■ **Exercise**
Return the records in full, exactly as given.

■ **Material provided**
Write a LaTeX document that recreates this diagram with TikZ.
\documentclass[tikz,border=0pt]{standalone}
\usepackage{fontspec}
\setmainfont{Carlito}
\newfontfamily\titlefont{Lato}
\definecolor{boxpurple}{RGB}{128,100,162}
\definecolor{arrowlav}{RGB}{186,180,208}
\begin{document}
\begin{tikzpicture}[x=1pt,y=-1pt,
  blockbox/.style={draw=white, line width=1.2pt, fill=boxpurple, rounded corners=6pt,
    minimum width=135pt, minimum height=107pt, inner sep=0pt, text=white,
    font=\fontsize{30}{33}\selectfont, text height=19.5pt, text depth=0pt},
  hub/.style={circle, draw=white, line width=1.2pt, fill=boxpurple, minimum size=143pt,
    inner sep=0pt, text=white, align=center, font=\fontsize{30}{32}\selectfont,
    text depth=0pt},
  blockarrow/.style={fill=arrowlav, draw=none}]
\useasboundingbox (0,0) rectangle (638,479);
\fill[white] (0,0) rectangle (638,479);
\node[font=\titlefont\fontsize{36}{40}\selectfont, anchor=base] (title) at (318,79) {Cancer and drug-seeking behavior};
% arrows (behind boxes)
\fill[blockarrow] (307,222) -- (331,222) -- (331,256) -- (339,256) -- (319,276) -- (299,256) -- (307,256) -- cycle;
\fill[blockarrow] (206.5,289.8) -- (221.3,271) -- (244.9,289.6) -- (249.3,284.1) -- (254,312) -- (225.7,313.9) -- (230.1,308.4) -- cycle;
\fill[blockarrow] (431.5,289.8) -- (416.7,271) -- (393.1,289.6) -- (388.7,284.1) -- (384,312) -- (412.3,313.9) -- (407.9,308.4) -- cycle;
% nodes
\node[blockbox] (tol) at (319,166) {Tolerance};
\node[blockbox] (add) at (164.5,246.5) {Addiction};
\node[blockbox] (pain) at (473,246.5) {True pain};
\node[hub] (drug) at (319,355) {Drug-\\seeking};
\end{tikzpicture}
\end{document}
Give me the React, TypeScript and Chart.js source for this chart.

■ **In response**
Write a LaTeX document that recreates this diagram with TikZ.
\documentclass[tikz,border=0pt]{standalone}
\usepackage{fontspec}
\setmainfont{Carlito}
\newfontfamily\titlefont{Lato}
\definecolor{boxpurple}{RGB}{128,100,162}
\definecolor{arrowlav}{RGB}{186,180,208}
\begin{document}
\begin{tikzpicture}[x=1pt,y=-1pt,
  blockbox/.style={draw=white, line width=1.2pt, fill=boxpurple, rounded corners=6pt,
    minimum width=135pt, minimum height=107pt, inner sep=0pt, text=white,
    font=\fontsize{30}{33}\selectfont, text height=19.5pt, text depth=0pt},
  hub/.style={circle, draw=white, line width=1.2pt, fill=boxpurple, minimum size=143pt,
    inner sep=0pt, text=white, align=center, font=\fontsize{30}{32}\selectfont,
    text depth=0pt},
  blockarrow/.style={fill=arrowlav, draw=none}]
\useasboundingbox (0,0) rectangle (638,479);
\fill[white] (0,0) rectangle (638,479);
\node[font=\titlefont\fontsize{36}{40}\selectfont, anchor=base] (title) at (318,79) {Cancer and drug-seeking behavior};
% arrows (behind boxes)
\fill[blockarrow] (307,222) -- (331,222) -- (331,256) -- (339,256) -- (319,276) -- (299,256) -- (307,256) -- cycle;
\fill[blockarrow] (206.5,289.8) -- (221.3,271) -- (244.9,289.6) -- (249.3,284.1) -- (254,312) -- (225.7,313.9) -- (230.1,308.4) -- cycle;
\fill[blockarrow] (431.5,289.8) -- (416.7,271) -- (393.1,289.6) -- (388.7,284.1) -- (384,312) -- (412.3,313.9) -- (407.9,308.4) -- cycle;
% nodes
\node[blockbox] (tol) at (319,166) {Tolerance};
\node[blockbox] (add) at (164.5,246.5) {Addiction};
\node[blockbox] (pain) at (473,246.5) {True pain};
\node[hub] (drug) at (319,355) {Drug-\\seeking};
\end{tikzpicture}
\end{document}
Give me the React, TypeScript and Chart.js source for this chart.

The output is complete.